Sementara itu, impor melonjak 16,7%, terutama mesin komunikasi dan komputer. Angka ini lebih tinggi ketimbang estimasi median. Neraca perdagangan Jepang kembali ke zona merah, dengan defisit sebesar ¥2,76 triliun atau US$18,2 miliar, yang merupakan defisit terbesar dalam dua tahun terakhir.
Berdasarkan wilayah, ekspor ke AS naik 8,1%, sedangkan pengiriman ke China turun 6,2%. Ekspor ke Eropa turun 15,1%.
Prospek perdagangan global semakin tidak menentu. Trump mengatakan bahwa dia kemungkinan akan mengenakan tarif pada impor mobil, semikonduktor, dan obat-obatan sekitar 25%, dengan pengumuman akan dilakukan segera pada 2 April 2025.
Untuk obat-obatan dan chip, Trump menyatakan bahwa tarif tersebut akan jauh lebih tinggi dari 25% dalam jangka waktu satu tahun.
“Saya pikir ada lonjakan permintaan ekspor. Pengiriman jelas meningkat pada paruh pertama bulan sebelum pemerintahan Trump dimulai,” kata Takeshi Minami, ekonom di Norinchukin Research Institute.
Baca Juga : Upaya Jepang Berkelit dari Pungutan Impor Hingga Tarif Timbal Balik Presiden AS Donald Trump |
---|
Dia melanjutkan, pertumbuhan tersebut tidak sebanding dengan permintaan di AS, sehingga sangat mungkin ekspor akan menurun di kemudian hari.

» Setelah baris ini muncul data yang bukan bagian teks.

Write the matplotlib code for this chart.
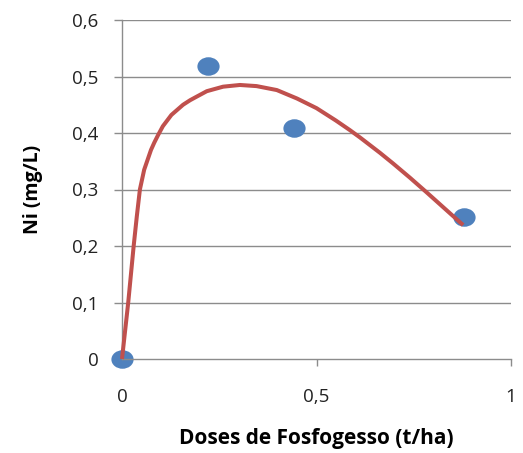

Tarif baru yang dikenakan Trump terhadap China telah memicu pungutan balasan dari Beijing, dan presiden tersebut juga mengancam akan melakukan serangkaian tindakan terhadap negara-negara lain, termasuk pungutan sebesar 25% terhadap impor baja dan aluminium yang akan mulai berlaku pada bulan Maret dan tarif timbal balik terhadap sejumlah mitra dagang.
Jepang, yang dua mitra dagang terbesarnya adalah AS dan China, bersiap menghadapi potensi dampak dan berusaha meminimalkan dampaknya. Tokyo telah meminta Trump untuk mengecualikannya dari tarif baja dan aluminium serta bea timbal baliknya, sementara Tokyo juga mencari rincian mengenai rencana pungutan lainnya.
Ekspor ke China menurun untuk bulan kedua karena libur tahun baru imlek yang jatuh pada Januari tahun ini, dibandingkan dengan tahun lalu yang jatuh pada bulan Februari. Ke depannya, perang dagang baru antara Beijing dan Washington kemungkinan akan mempengaruhi perdagangan Jepang juga.
Surplus perdagangan Jepang dengan AS yang sudah berlangsung lama terus menimbulkan risiko kemarahan Trump, yang lebih memilih menggunakan pungutan untuk menutup kesenjangan perdagangan dengan negara lain.